Monti zu Camusso: „Mir scheint, wenn du gehst, haben wir noch keinen Frieden gemacht?“ Gianfranco Fini (mischt sich ein): „Die Regierung hat entschieden, jetzt ist das Parlament dran. Und die Sozialpartner haben die Möglichkeit… – zuzuschauen.“ Camusso: „Zuschauen? Druck machen!“

Die Szene zeigt, wie vertraulich die Führer von Gewerkschaft, Regierung und Parteien miteinander umgehen (zum Beispiel duzen sich alle). Sie sind Teil einer superreichen Elite, die der arbeitenden Bevölkerung feindlich gegenübersteht.
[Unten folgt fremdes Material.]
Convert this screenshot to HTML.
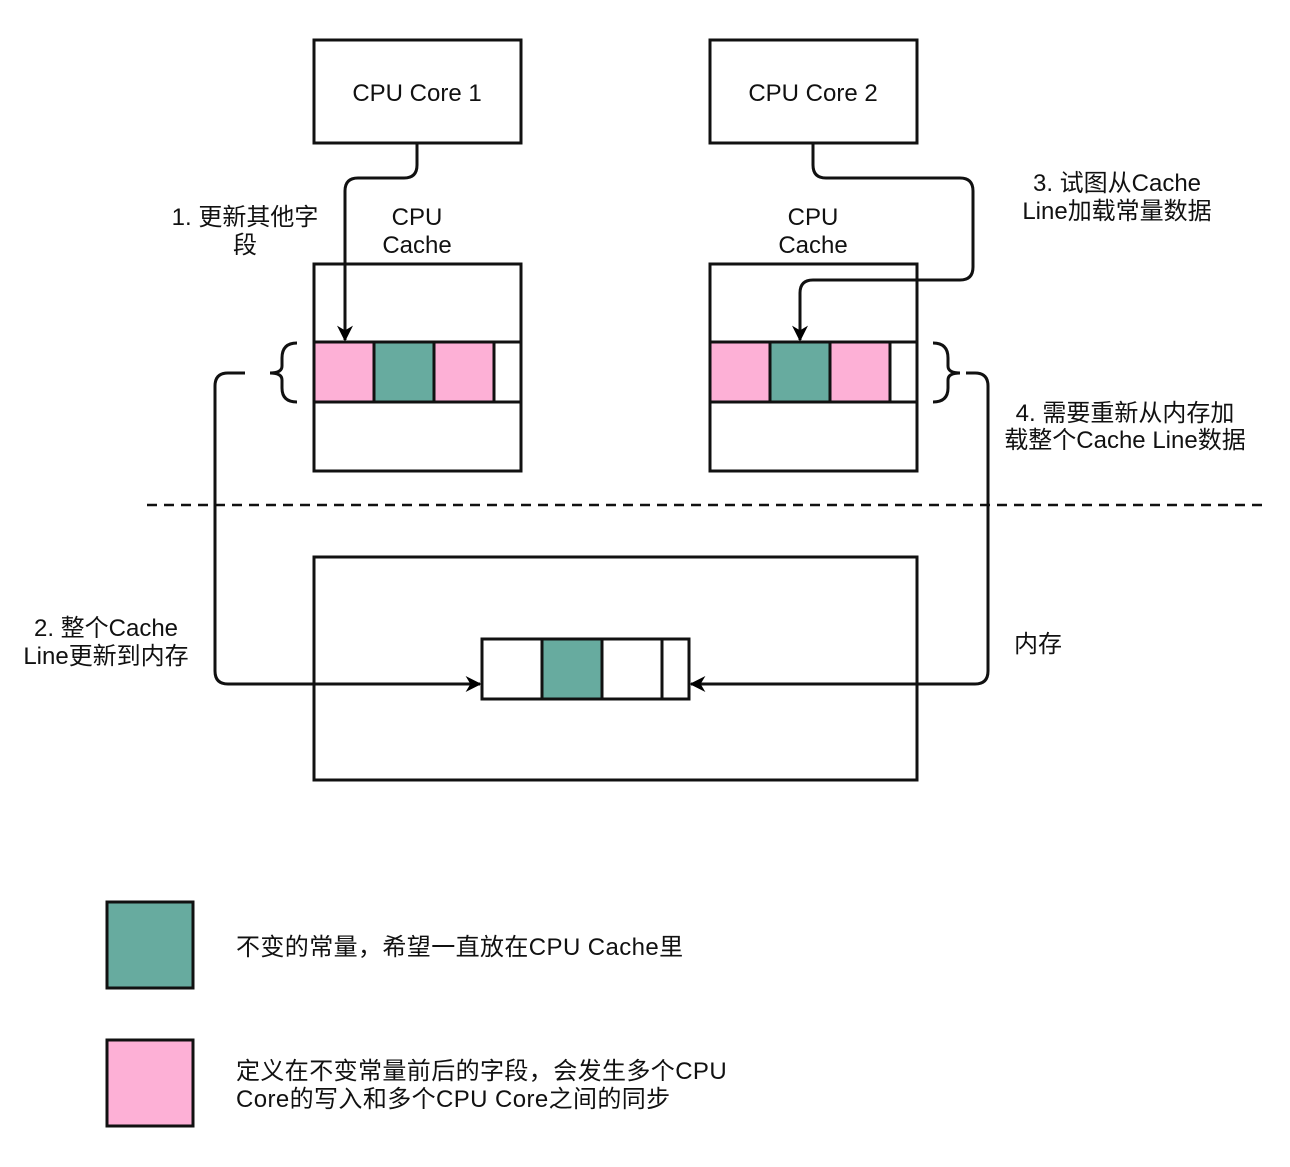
<!DOCTYPE html>
<html><head><meta charset="utf-8"><style>
body{margin:0;background:#fff;}
svg text{font-family:"Liberation Sans","Noto Sans CJK SC",sans-serif;font-size:24px;fill:#111;}
</style></head><body>
<svg width="1290" height="1162" xmlns="http://www.w3.org/2000/svg">
<defs>
<marker id="b" viewBox="0 0 10 10" markerWidth="16" markerHeight="16" refX="9" refY="5" orient="auto" markerUnits="userSpaceOnUse"><path d="M0,0 L10,5 L0,10 L3,5 Z" fill="#000"/></marker></defs>
<g stroke="#111" stroke-width="3" fill="#fff">
<rect x="314" y="40" width="207" height="103"/>
<rect x="710" y="40" width="207" height="103"/>
<rect x="314" y="264" width="207" height="207"/>
<rect x="710" y="264" width="207" height="207"/>
<rect x="314" y="557" width="603" height="223"/>
<rect x="314" y="342" width="60" height="60" fill="#fdb0d6"/>
<rect x="374" y="342" width="60" height="60" fill="#67ab9f"/>
<rect x="434" y="342" width="60" height="60" fill="#fdb0d6"/>
<rect x="494" y="342" width="27" height="60"/>
<rect x="710" y="342" width="60" height="60" fill="#fdb0d6"/>
<rect x="770" y="342" width="60" height="60" fill="#67ab9f"/>
<rect x="830" y="342" width="60" height="60" fill="#fdb0d6"/>
<rect x="890" y="342" width="27" height="60"/>
<rect x="482" y="639" width="60" height="60"/>
<rect x="542" y="639" width="60" height="60" fill="#67ab9f"/>
<rect x="602" y="639" width="60" height="60"/>
<rect x="662" y="639" width="27" height="60"/>
<rect x="107" y="902" width="86" height="86" fill="#67ab9f"/>
<rect x="107" y="1040" width="86" height="86" fill="#fdb0d6"/>
</g>
<g stroke="#111" stroke-width="3" fill="none">
<path d="M417,143 V165 Q417,178 404,178 H358 Q345,178 345,191 V340" marker-end="url(#b)"/>
<path d="M813,143 V165 Q813,178 826,178 H960 Q973,178 973,191 V267 Q973,280 960,280 H813 Q800,280 800,293 V340" marker-end="url(#b)"/>
<path d="M297,343 Q282,343 282,358 V366 Q282,373 270,373 Q282,373 282,380 V388 Q282,402 297,402"/>
<path d="M245,373 H228 Q215,373 215,386 V671 Q215,684 228,684 H480" marker-end="url(#b)"/>
<path d="M933,343 Q948,343 948,358 V366 Q948,373 960,373 Q948,373 948,380 V388 Q948,402 933,402"/>
<path d="M966,373 H975 Q988,373 988,386 V671 Q988,684 975,684 H691" marker-end="url(#b)"/>
<path d="M147,505 H1268" stroke-width="2.5" stroke-dasharray="10,7"/>
</g>
<g text-anchor="middle">
<text x="417" y="101">CPU Core 1</text>
<text x="813" y="101">CPU Core 2</text>
<text x="417" y="225">CPU</text><text x="417" y="253">Cache</text>
<text x="813" y="225">CPU</text><text x="813" y="253">Cache</text>
<text x="245" y="225">1. 更新其他字</text><text x="245" y="253">段</text>
<text x="1117" y="191">3. 试图从Cache</text><text x="1117" y="219">Line加载常量数据</text>
<text x="1125" y="421">4. 需要重新从内存加</text><text x="1125" y="448">载整个Cache Line数据</text>
<text x="106" y="636">2. 整个Cache</text><text x="106" y="664">Line更新到内存</text>
<text x="1038" y="652">内存</text>
</g>
<text x="236" y="955" letter-spacing="0.4">不变的常量，希望一直放在CPU Cache里</text>
<text x="236" y="1079" letter-spacing="0.4">定义在不变常量前后的字段，会发生多个CPU</text>
<text x="236" y="1107" letter-spacing="0.4">Core的写入和多个CPU Core之间的同步</text>
</svg>
</body></html>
Auf der anderen Seite wächst der Widerstand gegen die Regierung. Laut einer Umfrage im Auftrag von Corriere della Sera ist die Zahl derer, die Montis Politik gut finden, in nur zwei Wochen von 62 auf 44 Prozent gefallen. Der Grund ist die soziale Lage, die sich durch die zwei ersten Sparpakete von Mario Monti („Rette Italien“, „Wachse Italien“) dramatisch verschlechtert. Jugendliche und Senioren sind am stärksten betroffen. Die Kosten explodieren, während Arbeitsplätze schwer zu finden sind. Die Benzinpreise nähern sich zusehends der zwei Euro-Grenze pro Liter und werden mit über 57 Prozent am höchsten von ganz Europa besteuert.

Für hunderttausende ältere Menschen hat außerdem die Rentenreform des ersten Monti-Pakets das Leben unerträglich erschwert. Wie die Sendung „Report“ auf Rai-3 am Sonntagabend enthüllte, sind allein 350.000 ältere Arbeitnehmer deswegen in eine Sackgasse geraten, weil sie unter der früheren Rentenregelung eine Art Altersteilzeit oder Frührente an ihrem Arbeitsplatz abgeschlossen hatten. Ihren Arbeitsplatz haben sie aufgegeben, doch nach Montis neuer Regelung erhalten sie nun keine Rente, und Aussicht auf eine neue Stelle gibt es nicht.